An old friend wished me good luck in a new venture. It was nice, because she wants me to succeed, and maybe we need that little bit of fortune for things to work.
This friend is a self-admitted and publicly proven fitness junkie. Here she is.
She’s generous and dedicated, and for all the excellence she portrays, she also seems unafraid to look the fool. She’s as willing to make fun of herself as she is to exude awesomeness – a very empowering place to be.
I had to ask myself, because I can be a dick that way, “Did luck sculpt your six-pack, perk up your glutes, pump your endorphins, inject your adrenaline, or in any way give you the power to be the powerhouse of a total person that you are today?”
Obviously not. All of that comes from her choices, her desires, her risks, her relationships, her courage, her sacrifices, her principles.
So, then, WTF, exactly, is luck?
Luck is how we interpret an event in the past. That is, there’s no such thing. It’s a moving holographic target in that it isn’t really there, but we project it on to the screen of our worldview. This will be useful in a minute.
On the flipside, what isn’t luck? It’s not what builds your success any more than bad luck ruins it. You can’t wait for luck because it only happens in the past, remember? It isn’t a happy (or sad) coincidence, however big or small. You made choices and then you acted or reacted in a moment that created consequences, good or bad. You then had to either learn from those things to find a new way to success or keep trying to learn through more apparent failure.
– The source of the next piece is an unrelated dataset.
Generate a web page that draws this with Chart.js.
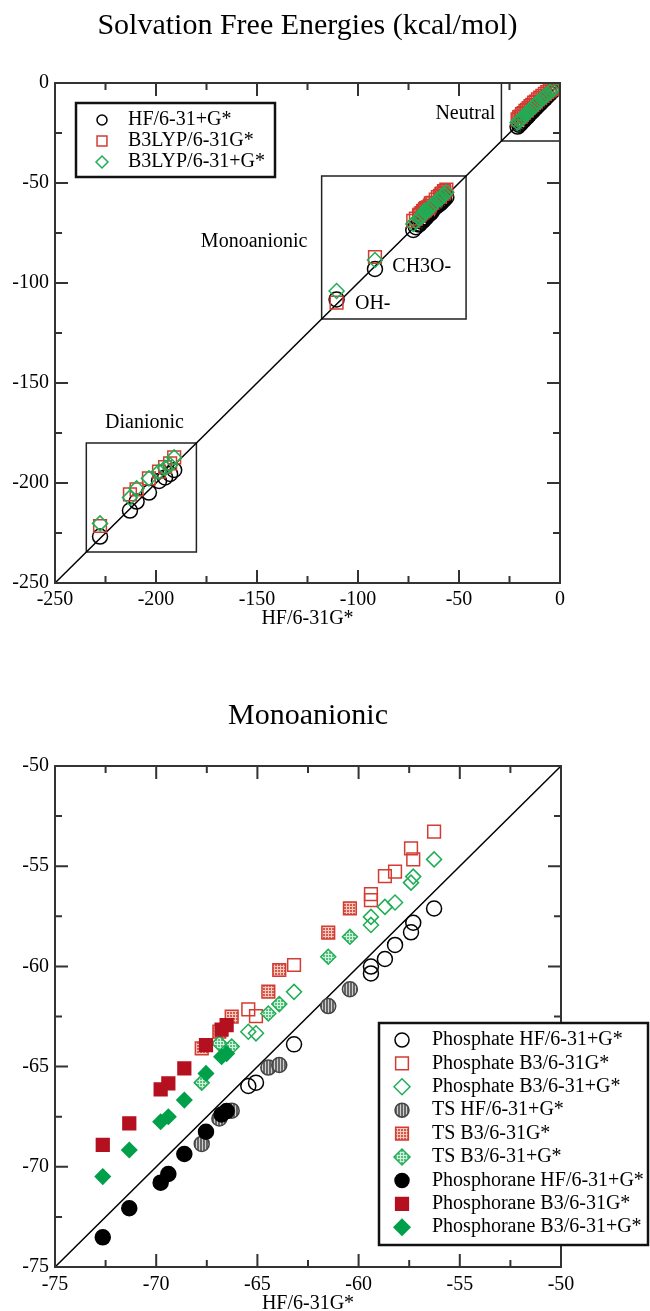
<!DOCTYPE html>
<html>
<head>
<meta charset="utf-8">
<script src="https://cdn.jsdelivr.net/npm/chart.js@4.4.1/dist/chart.umd.min.js"></script>
<style>
  html, body { margin: 0; padding: 0; background: #fff; }
  body { width: 650px; height: 1311px; position: relative; overflow: hidden; }
  #topChart { position: absolute; left: 0; top: 0; }
  #bottomChart { position: absolute; left: 0; top: 650px; }
</style>
</head>
<body>
<canvas id="topChart" width="650" height="650"></canvas>
<canvas id="bottomChart" width="650" height="661"></canvas>
<script>
// x is always HF/6-31G*, y the other level of theory (kcal/mol)

// Monoanionic: phosphates
const phosphateX   = [-65.45, -65.07, -63.19, -59.39, -59.39, -58.70, -58.20, -57.41, -57.30, -56.27];
const phosphateHF  = [-65.97, -65.80, -63.89, -60.01, -60.35, -59.63, -58.93, -58.30, -57.82, -57.11];
const phosphateB3  = [-62.14, -62.48, -59.93, -56.39, -56.69, -55.49, -55.27, -54.11, -54.66, -53.28];
const phosphateB3p = [-63.26, -63.34, -61.27, -57.53, -57.93, -57.03, -56.81, -55.82, -55.52, -54.66];

// Monoanionic: transition states
const tsX   = [-67.75, -66.88, -66.27, -64.46, -63.92, -61.50, -60.43];
const tsHF  = [-68.86, -67.59, -67.20, -65.05, -64.92, -61.98, -61.14];
const tsB3  = [-64.09, -63.26, -62.51, -61.26, -60.18, -58.32, -57.10];
const tsB3p = [-65.80, -63.84, -64.00, -62.35, -61.88, -59.52, -58.52];

// Monoanionic: phosphoranes
const phosphoraneX   = [-72.64, -71.33, -69.78, -69.40, -68.61, -67.54, -66.77, -66.52];
const phosphoraneHF  = [-73.52, -72.07, -70.79, -70.36, -69.36, -68.25, -67.39, -67.22];
const phosphoraneB3  = [-68.91, -67.83, -66.14, -65.84, -65.09, -63.93, -63.15, -62.93];
const phosphoraneB3p = [-70.49, -69.16, -67.75, -67.50, -66.67, -65.34, -64.51, -64.35];

// small anions CH3O-, OH-
const ionX   = [-91.6, -110.6];
const ionHF  = [-93.0, -108.2];
const ionB3  = [-87.0, -109.8];
const ionB3p = [-88.5, -104.0];

// neutral molecules
const neutralX   = [-21.0, -20.2, -19.5, -18.8, -18.0, -17.1, -16.3, -15.5, -14.6, -13.7, -12.8, -11.9, -10.9, -9.8, -8.7, -7.5, -6.3, -5.1, -4.0, -3.0];
const neutralHF  = [-21.8, -20.9, -20.3, -19.4, -18.7, -17.6, -16.9, -16.1, -15.0, -14.2, -13.1, -12.3, -11.2, -10.2, -9.0, -7.9, -6.6, -5.4, -4.2, -3.3];
const neutralB3  = [-18.2, -17.0, -16.8, -15.6, -15.1, -13.9, -13.4, -12.5, -11.6, -10.9, -9.8, -9.3, -8.2, -7.3, -6.4, -5.4, -4.6, -3.7, -3.0, -2.4];
const neutralB3p = [-19.8, -19.0, -18.3, -17.5, -16.7, -15.8, -15.0, -14.2, -13.3, -12.5, -11.5, -10.7, -9.8, -8.8, -7.7, -6.7, -5.5, -4.5, -3.6, -2.7];

// dianions
const dianionX   = [-227.7, -212.9, -209.6, -203.5, -198.5, -195.5, -193.0, -191.0];
const dianionHF  = [-226.8, -213.8, -209.3, -204.8, -199.0, -197.2, -195.5, -193.5];
const dianionB3  = [-221.5, -205.7, -203.2, -197.7, -194.3, -192.0, -190.2, -187.2];
const dianionB3p = [-220.2, -207.3, -202.7, -197.7, -194.3, -192.5, -191.0, -187.2];

const topLabels = ['HF/6-31+G*', 'B3LYP/6-31G*', 'B3LYP/6-31+G*'];
const bottomLabels = [
  'Phosphate HF/6-31+G*', 'Phosphate B3/6-31G*', 'Phosphate B3/6-31+G*',
  'TS HF/6-31+G*', 'TS B3/6-31G*', 'TS B3/6-31+G*',
  'Phosphorane HF/6-31+G*', 'Phosphorane B3/6-31G*', 'Phosphorane B3/6-31+G*'
];

// axis ranges and steps
const topRange = [-250, 0];
const topStep = 50;
const bottomRange = [-75, -50];
const bottomStep = 5;

// region boxes on the top chart (same range on both axes)
const neutralBox = [-29, 0];
const monoBox = [-118, -46.5];
const dianionBox = [-234.5, -180];

const regionText = ['Neutral', 'Monoanionic', 'Dianionic', 'CH3O-', 'OH-'];
const regionTextX = [-32, -125, -205.7, -83, -101.5];
const regionTextY = [-15.5, -79.5, -170, -92, -110.5];
const regionAlign = ['right', 'right', 'center', 'left', 'left'];

const SERIF = '"Liberation Serif", "Times New Roman", serif';
const BLACK = '#000';
const RED = '#d23c32';
const RED_DARK = '#b5101f';
const GREEN = '#1fae55';
const GREEN_DARK = '#00a04a';
const NONE = 'rgba(255,255,255,0)';

function pts(xs, ys) {
  return xs.map((x, i) => ({ x: x, y: ys[i] }));
}

function hatch(base, line, grid) {
  const c = document.createElement('canvas');
  c.width = 3; c.height = 3;
  const g = c.getContext('2d');
  g.fillStyle = base; g.fillRect(0, 0, 3, 3);
  g.fillStyle = line; g.fillRect(1, 0, 1, 3);
  if (grid) g.fillRect(0, 1, 3, 1);
  return g.createPattern(c, 'repeat');
}

function boxPts(b) {
  return [{x: b[0], y: b[0]}, {x: b[1], y: b[0]}, {x: b[1], y: b[1]}, {x: b[0], y: b[1]}, {x: b[0], y: b[0]}];
}

function lineSet(data, color) {
  return { data: data, showLine: true, borderColor: color, borderWidth: 1.5, pointRadius: 0, fill: false, order: 10 };
}

function markerSet(label, data, style, radius, border, fill, order) {
  return {
    label: label, data: data, inLegend: true,
    pointStyle: style, pointRadius: radius, pointBorderWidth: 1.5,
    pointBorderColor: border, pointBackgroundColor: fill,
    borderColor: border, backgroundColor: fill,
    showLine: false, order: order
  };
}

// inward ticks on all four sides plus the frame
const frameTicks = {
  id: 'frameTicks',
  afterDatasetsDraw(chart) {
    const { ctx, chartArea: a, scales: { x, y } } = chart;
    const major = 13, minor = 7;
    ctx.save();
    ctx.strokeStyle = '#333';
    ctx.lineWidth = 2;
    ctx.beginPath();
    x.ticks.forEach((t, i) => {
      const px = x.getPixelForValue(t.value);
      ctx.moveTo(px, a.bottom); ctx.lineTo(px, a.bottom - major);
      ctx.moveTo(px, a.top); ctx.lineTo(px, a.top + major);
      if (i < x.ticks.length - 1) {
        const mx = x.getPixelForValue((t.value + x.ticks[i + 1].value) / 2);
        ctx.moveTo(mx, a.bottom); ctx.lineTo(mx, a.bottom - minor);
        ctx.moveTo(mx, a.top); ctx.lineTo(mx, a.top + minor);
      }
    });
    y.ticks.forEach((t, i) => {
      const py = y.getPixelForValue(t.value);
      ctx.moveTo(a.left, py); ctx.lineTo(a.left + major, py);
      ctx.moveTo(a.right, py); ctx.lineTo(a.right - major, py);
      if (i < y.ticks.length - 1) {
        const my = y.getPixelForValue((t.value + y.ticks[i + 1].value) / 2);
        ctx.moveTo(a.left, my); ctx.lineTo(a.left + minor, my);
        ctx.moveTo(a.right, my); ctx.lineTo(a.right - minor, my);
      }
    });
    ctx.stroke();
    ctx.strokeRect(a.left, a.top, a.right - a.left, a.bottom - a.top);
    ctx.restore();
  }
};

// text labels placed in data coordinates
const regionLabels = {
  id: 'regionLabels',
  afterDraw(chart, args, opts) {
    if (!opts.text) return;
    const { ctx, scales: { x, y } } = chart;
    ctx.save();
    ctx.font = '20px ' + SERIF;
    ctx.fillStyle = '#000';
    ctx.textBaseline = 'middle';
    opts.text.forEach((t, i) => {
      ctx.textAlign = opts.align[i];
      ctx.fillText(t, x.getPixelForValue(opts.xs[i]), y.getPixelForValue(opts.ys[i]));
    });
    ctx.restore();
  }
};

// framed legend that may sit over the axis
const boxLegend = {
  id: 'boxLegend',
  afterDraw(chart, args, o) {
    const ctx = chart.ctx;
    ctx.save();
    ctx.fillStyle = '#fff';
    ctx.fillRect(o.left, o.top, o.width, o.height);
    ctx.strokeStyle = '#111';
    ctx.lineWidth = 2.5;
    ctx.strokeRect(o.left, o.top, o.width, o.height);
    ctx.font = '20px ' + SERIF;
    ctx.textBaseline = 'middle';
    ctx.textAlign = 'left';
    const items = chart.data.datasets.filter(d => d.inLegend);
    items.forEach((d, i) => {
      const cy = o.firstRow + i * o.rowHeight;
      const r = o.radius[d.pointStyle];
      ctx.fillStyle = d.pointBackgroundColor;
      ctx.strokeStyle = d.pointBorderColor;
      ctx.lineWidth = 1.5;
      Chart.helpers.drawPoint(ctx, { pointStyle: d.pointStyle, radius: r, borderWidth: 1.5, rotation: 0 }, o.markerX, cy);
      ctx.fillStyle = '#000';
      ctx.fillText(d.label, o.textX, cy);
    });
    ctx.restore();
  }
};

function axis(range, step, labelPad, height, titlePad) {
  const font = { family: SERIF, size: 20 };
  return {
    x: {
      type: 'linear', min: range[0], max: range[1],
      grid: { display: false, drawTicks: false }, border: { display: false },
      ticks: { stepSize: step, padding: labelPad, color: '#000', font: font, maxRotation: 0, autoSkip: false },
      title: { display: true, text: 'HF/6-31G*', color: '#000', font: font, padding: { top: 0, bottom: titlePad } },
      afterFit(s) { s.height = height; }
    },
    y: {
      type: 'linear', min: range[0], max: range[1],
      grid: { display: false, drawTicks: false }, border: { display: false },
      ticks: { stepSize: step, padding: 6, color: '#000', font: font, autoSkip: false },
      afterFit(s) { s.width = 55; }
    }
  };
}

// ---- top chart: all compounds ----
const monoX = phosphateX.concat(tsX, phosphoraneX);
const monoHF = phosphateHF.concat(tsHF, phosphoraneHF);
const monoB3 = phosphateB3.concat(tsB3, phosphoraneB3);
const monoB3p = phosphateB3p.concat(tsB3p, phosphoraneB3p);

const topHF = pts(neutralX, neutralHF).concat(pts(monoX, monoHF), pts(ionX, ionHF), pts(dianionX, dianionHF));
const topB3 = pts(neutralX, neutralB3).concat(pts(monoX, monoB3), pts(ionX, ionB3), pts(dianionX, dianionB3));
const topB3p = pts(neutralX, neutralB3p).concat(pts(monoX, monoB3p), pts(ionX, ionB3p), pts(dianionX, dianionB3p));

new Chart(document.getElementById('topChart'), {
  type: 'scatter',
  data: {
    datasets: [
      markerSet(topLabels[0], topHF, 'circle', 7.5, BLACK, NONE, 3),
      markerSet(topLabels[1], topB3, 'rect', 9, RED, NONE, 2),
      markerSet(topLabels[2], topB3p, 'rectRot', 7.5, GREEN, NONE, 1),
      lineSet([{ x: topRange[0], y: topRange[0] }, { x: topRange[1], y: topRange[1] }], '#000'),
      lineSet(boxPts(neutralBox), '#222'),
      lineSet(boxPts(monoBox), '#222'),
      lineSet(boxPts(dianionBox), '#222')
    ]
  },
  options: {
    responsive: false, animation: false, events: [], devicePixelRatio: 1,
    layout: { padding: { left: 0, right: 90, top: 0, bottom: 22 } },
    scales: axis(topRange, topStep, 5, 45, -3),
    plugins: {
      legend: { display: false }, tooltip: { enabled: false },
      title: { display: true, text: 'Solvation Free Energies (kcal/mol)', color: '#000', fullSize: false,
        font: { family: SERIF, size: 30, weight: 'normal' }, padding: { top: 8, bottom: 39 } },
      regionLabels: { text: regionText, xs: regionTextX, ys: regionTextY, align: regionAlign },
      boxLegend: { left: 76, top: 103, width: 199, height: 74, firstRow: 120, rowHeight: 21, markerX: 102, textX: 128,
        radius: { circle: 5, rect: 7, rectRot: 6 } }
    }
  },
  plugins: [frameTicks, regionLabels, boxLegend]
});

// ---- bottom chart: monoanionic detail ----
const tsGrey = hatch('#666', '#cfcfcf', false);
const tsRed = hatch('#d4584e', '#f7cabd', true);
const tsGreen = hatch('#55c080', '#d2f0dd', true);

new Chart(document.getElementById('bottomChart'), {
  type: 'scatter',
  data: {
    datasets: [
      markerSet(bottomLabels[0], pts(phosphateX, phosphateHF), 'circle', 7.5, BLACK, NONE, 9),
      markerSet(bottomLabels[1], pts(phosphateX, phosphateB3), 'rect', 9, RED, NONE, 8),
      markerSet(bottomLabels[2], pts(phosphateX, phosphateB3p), 'rectRot', 7.5, GREEN, NONE, 7),
      markerSet(bottomLabels[3], pts(tsX, tsHF), 'circle', 7.5, '#444', tsGrey, 6),
      markerSet(bottomLabels[4], pts(tsX, tsB3), 'rect', 9, RED, tsRed, 5),
      markerSet(bottomLabels[5], pts(tsX, tsB3p), 'rectRot', 7.5, GREEN, tsGreen, 4),
      markerSet(bottomLabels[6], pts(phosphoraneX, phosphoraneHF), 'circle', 7.5, BLACK, BLACK, 3),
      markerSet(bottomLabels[7], pts(phosphoraneX, phosphoraneB3), 'rect', 9, RED_DARK, RED_DARK, 2),
      markerSet(bottomLabels[8], pts(phosphoraneX, phosphoraneB3p), 'rectRot', 7.5, GREEN_DARK, GREEN_DARK, 1),
      lineSet([{ x: bottomRange[0], y: bottomRange[0] }, { x: bottomRange[1], y: bottomRange[1] }], '#000')
    ]
  },
  options: {
    responsive: false, animation: false, events: [], devicePixelRatio: 1,
    layout: { padding: { left: 0, right: 89, top: 0, bottom: 0 } },
    scales: axis(bottomRange, bottomStep, 6, 44, -5),
    plugins: {
      legend: { display: false }, tooltip: { enabled: false },
      title: { display: true, text: 'Monoanionic', color: '#000', fullSize: false,
        font: { family: SERIF, size: 30, weight: 'normal' }, padding: { top: 48, bottom: 32 } },
      boxLegend: { left: 379, top: 373, width: 269, height: 222, firstRow: 390, rowHeight: 23.4, markerX: 402, textX: 432,
        radius: { circle: 7, rect: 9, rectRot: 8 } }
    }
  },
  plugins: [frameTicks, boxLegend]
});
</script>
</body>
</html>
Oh—and I’m not talking about the sarcastic “Good luck”, the one that is immediately followed by “with that”. That’s an assumption about the future outcome of a current choice.
Is all this very cynical? If luck doesn’t exist, does that mean it isn’t useful? Nope. You can still use luck for happiness and well-being.
HTF do you use luck?
While there’s no permanent essence of luck, it is still a concept and is therefore of value to us. The one thing it can help us do is feel gratitude.
Gratitude. There’s a lot of commentary on gratitude and its impacts on our health and success (just Google it). If we can interpret an event as having somehow taught, strengthened, or helped us, if we can feel thanks for it, and if that thanks can motivate us to strive further, cultivate positive relationships, or hold us up through tough times, then luck becomes a powerful ally.
Almost as powerful as my fitness junkie friend.
 In some commentary, researchers differentiate between those that:
- don’t feel gratitude if they interpret good events as fortunate (or lucky) and
- do feel gratitude when they interpret good events as part of a connected whole
 This take is not meant to ignore, preach to, or judge people with chemical makeups or who are in situations (or both) that prevent them from feeling gratitude. Many people have chronic depression-related mental illnesses and come from and live in extreme circumstances that require access to resources they don’t and may never have. If the content of this article applies to you, take from it what’s useful.